Dear Change

weekly
Published

September 2, 2022

Dear Change,

I’m having a really hard time and I’m not sure what to do with myself. I feel like I’m treading underwater. I’ve done so much of that already and still I come up with scraps as to what I need to do about it. The pieces are flimsy and disconnected and I feel aimless in all this uncertainty. As a result I’m thinking about the past a lot. What was, what could have been, ways I could have been better (so many ways god fucking damnit), another chance in the future. I ruminate about my ex-girlfriend and how she is probably doing much better without me, while I’m left feeling stuck. I want to share the rare slices of joy I find throughout my day, like how beautiful the Myrtle Tree outside my parent’s house looks around sunset time every day, the pink flowers full in their lucid bloom. She would have appreciate it from her head to her little toes, the way she always did with what was beautiful. But I can’t do that anymore. She was so good at finding the joy and beauty in things, and I was constantly aimed at the faults and explicating.

I’m tired and am floating around what looks like a solid rock bottom, that place she must have hit when my selfish, fearful self broke her heart again. The only apology worth having at this point is the one where I become less needy and dependent on others to resolve my personal issues. The one where I am a beacon of joy, inspiration, and light again. It’s terrifying how much shit keeps coming up though, how vampiric and hermetic I can become in my suffering, walking a path that can only be walked by me toward so many unknowns. Maybe I’m being too hard on myself as I tend to be, but man, it feels horrible to see more clearly all the ways I could have been a better partner and friend to others. So much of my identity has been predicated on being the lost and alone kid, the dreamer without any plans or commitments to actualize them. This shows up in what I’ve historically found to be the most meaningful part of connecting with others, that is, over a shared sense of lostness and loneliness. But once people grew and figured out what they wanted to do next, I began to feel abandoned. I began to fear that I would lose them once they saw how little I knew about who I was and what I wanted. What I didn’t see was that this didn’t matter to them. That they loved me just for being me. I was abandoning myself by not joining them, by failing to live out the harder questions that only I could answer.

I don’t know what to do other than to write about all of this. Glorified complaining, probably. But not much else comforts me right now, even music. I’m trying new things like salsa dancing, hanging with my parents, yoga and acroyoga, and rock climbing. But at the end of the night, I still feel a lack of direction and purpose in my life, a deep missingness. This is likely due to my lack of deep commitment to something bigger than myself, but the only thing that ever felt close to being right was my relationship, and even that I lost. I’m also losing what I tried to force meaning from, which is my academic career. Deep down I never really felt fulfilled by it, but it was much harder to change and face the questions I have ignored for the bulk of my adulthood than to stay and pretend like I cared the way my peers did. I did care for and am interested in science, but academia just isn’t for me. I could have made it work if I enjoyed the research and knew what the constant struggle was for, but I hadn’t answered that for myself yet. All the running and the ways I’d been depending on others to answer my midlife crises is no longer serving me. It never really has.

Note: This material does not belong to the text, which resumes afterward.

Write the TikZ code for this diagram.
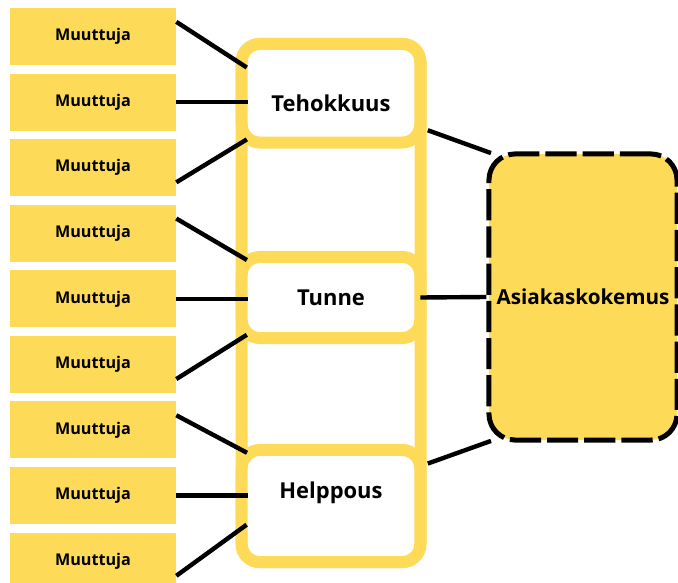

I do have my passions and interests like writing and playing outside and more recently music and songwriting, but I was never willing to accept the tradeoffs it took to build a life around them, given my amateur abilities and various desires. These activities nurtured my soul but I also wanted to be practical. I wanted to have money but I also hated the idea of just getting a job and compromising! I wanted to be special, and yet I wasn’t willing to grind it out and put in the work. I wanted to grow up without actually growing. This is changing though, slowly. I am putting behind the PhD, despite the small hint of disapproval, confusion, and disappointment by my parents. I’ve applied to jobs that employ many of the tangible skills I’ve learned over the years, some of which I actually enjoy more than I want to admit due to their lack of prestige. I have a fuzzy vision of what I want, which I don’t feel too afraid of pursuing anymore. I am still afraid of the future and committing to things, but the fear and pain of staying put greatly outweighs the discomfort of building a different life and lifestyle. Maybe I’ll throw a pup in the mix somewhere along the way.

I weeped in the car the other day on my way to yoga when I realized that I might be leaving Vermont. It was my first true home away from home. It was where I loved and fell hard in love for the first time. I learned how to slackline and play guitar there. I befriended my dear neighbor and her chickens. I helped build the largest brain study in the US. I don’t know where else I really want to go, but there isn’t much left there for me anymore. The one thing I deeply loved I destroyed. Part of me wants to stay and have the opportunity to make amends, but what might be best for us is if I stop trying to force an outcome. What would be best is if I thought more about the long-term consequences of my actions.

I was the shy and quiet kid in 1st grade who preferred the brick wall of the school building to the large field where everyone else was playing. It was a big day for me when I decided to get up and join them. The sprint out was full of joy and courage. My back is against the wall again. I am looking for the courage to allow and create more joy for myself and others. Perhaps it has been in and around me this whole time, and I am only now learning how to enjoy it more clearly. I still have my words and so much more that I have yet to see.